At its heart, "My Revolutions" is an inquiry into the metaphysics of rebellion, a novel that frames radicalism as a spiritual path. "You can't hate the world's imperfection so fiercely, so absolutely, without getting drawn toward death," Kunzru suggests. "Beyond a certain point it becomes the only possibility." He's writing here about Anna Addison, the now-dead revolutionary who once inflamed Chris' heart, but the statement resonates across the book.
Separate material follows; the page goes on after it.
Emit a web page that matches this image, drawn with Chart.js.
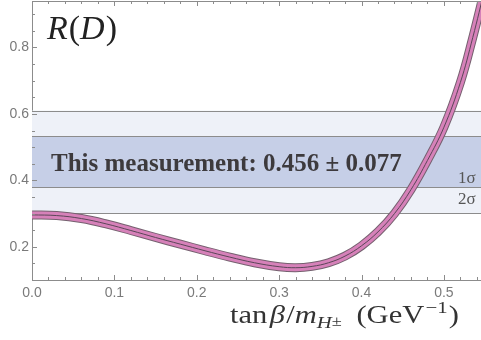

Shifting back and forth in time between Chris/Mike's flight from exposure and his relentless explication of his history, "My Revolutions" dissects the pure white heat of extremism and the way it often leads less to liberation than to a self-imposed servitude.

Certainly, this is what happens to Chris, who starts out protesting atomic weapons, only to slip into radicalism after he meets Anna and her on-again-off-again lover Sean Ward. Together, they form a group devoted to a rigid, if amorphous, revolutionary practice based equally on Marxist theory and middle-class guilt. "We are advocates of the abolition of war, we do not want war," Sean is fond of saying, quoting Chairman Mao. "But war can only be abolished through war and in order to get rid of the gun, it is necessary to take up the gun." Still, in the early days, their actions have a more practical effect. At one point, they break into a supermarket, liberating "chicken after chicken . . . sacks of potatoes, jars of coffee, whole pallets of canned vegetables" to distribute to the poor. "We formed a human chain to get the stuff upstairs," Chris recalls, "and by the time it was properly light, people across the area were waking up to find several days' of groceries on their doorstep. In each box was a slip of paper:

"After the revolution there will be enough for all."